I’m planning to get the most barebone armbian image and work from there.
I think I will scrap the on-board compilation idea and go with docker as I have more than decent computer to handle the build

Realtime kernel is not advantageous and generally gives worse performance. Low latency kernel is important.

@Baggypants so I just installed fluidsynth and got a relatively lightweight soundfont(~12MB).
I am really impressed with the performance. The lag is quite small(I can notice it, but it’s very small indeed).
Owning a Korg PA1X they are very close in terms of responsiveness.
No xruns displayed, but I might want to load it a bit more with a beefier soundfont.

Excellent news! Mess with the jack settings to get lower latency with potentially more xruns. There will be a sweet spot somewhere.

For a beefier synth try ob-xd and one of the massive pads. You will need to launch it using jalv.
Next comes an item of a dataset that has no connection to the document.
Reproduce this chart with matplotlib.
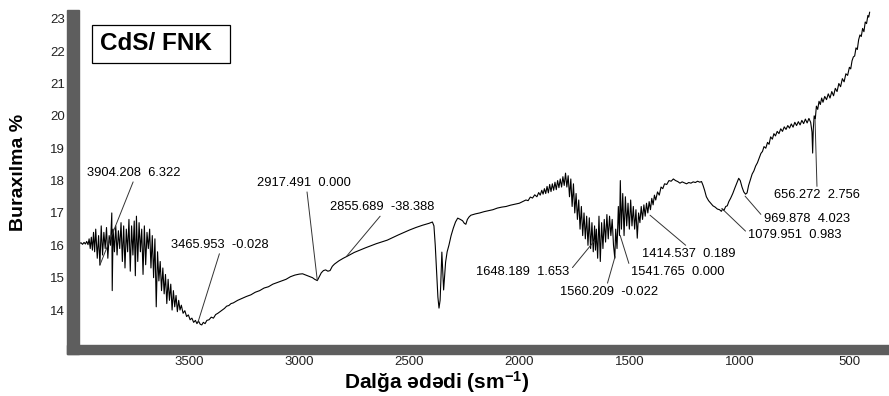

Beyond that there’s Surge synth.

Ok, so I went headfirst and try building zynthian on my orange pi. Removed some lines from the install scripts which were raspberry-specific(wiring being one of them).
Script ran fine, but did not manage to see any ouput because I left it running and when I came back to it, it already finished and closed the screen made when I launched the setup script. So I guess, if there are no logs saved, I can’t know what went wrong.
Anyways, rebooted the board, and hdmi displayed the armbian boot sequence then an error about /sda/fdb1 or something like that. I guess, for the moment, since I don’t have a SPI screen on-hand, I will try to use HDMI (found out on the forum that it is possible to do so).
I wanted to change the hardware settings using the webconf tool, but it doesn’t work. Tried manually launching it with the script and I get all sorts of errors of missing modules in python. So I’m manually installing them, but this is clear that the setup script failed one way or another.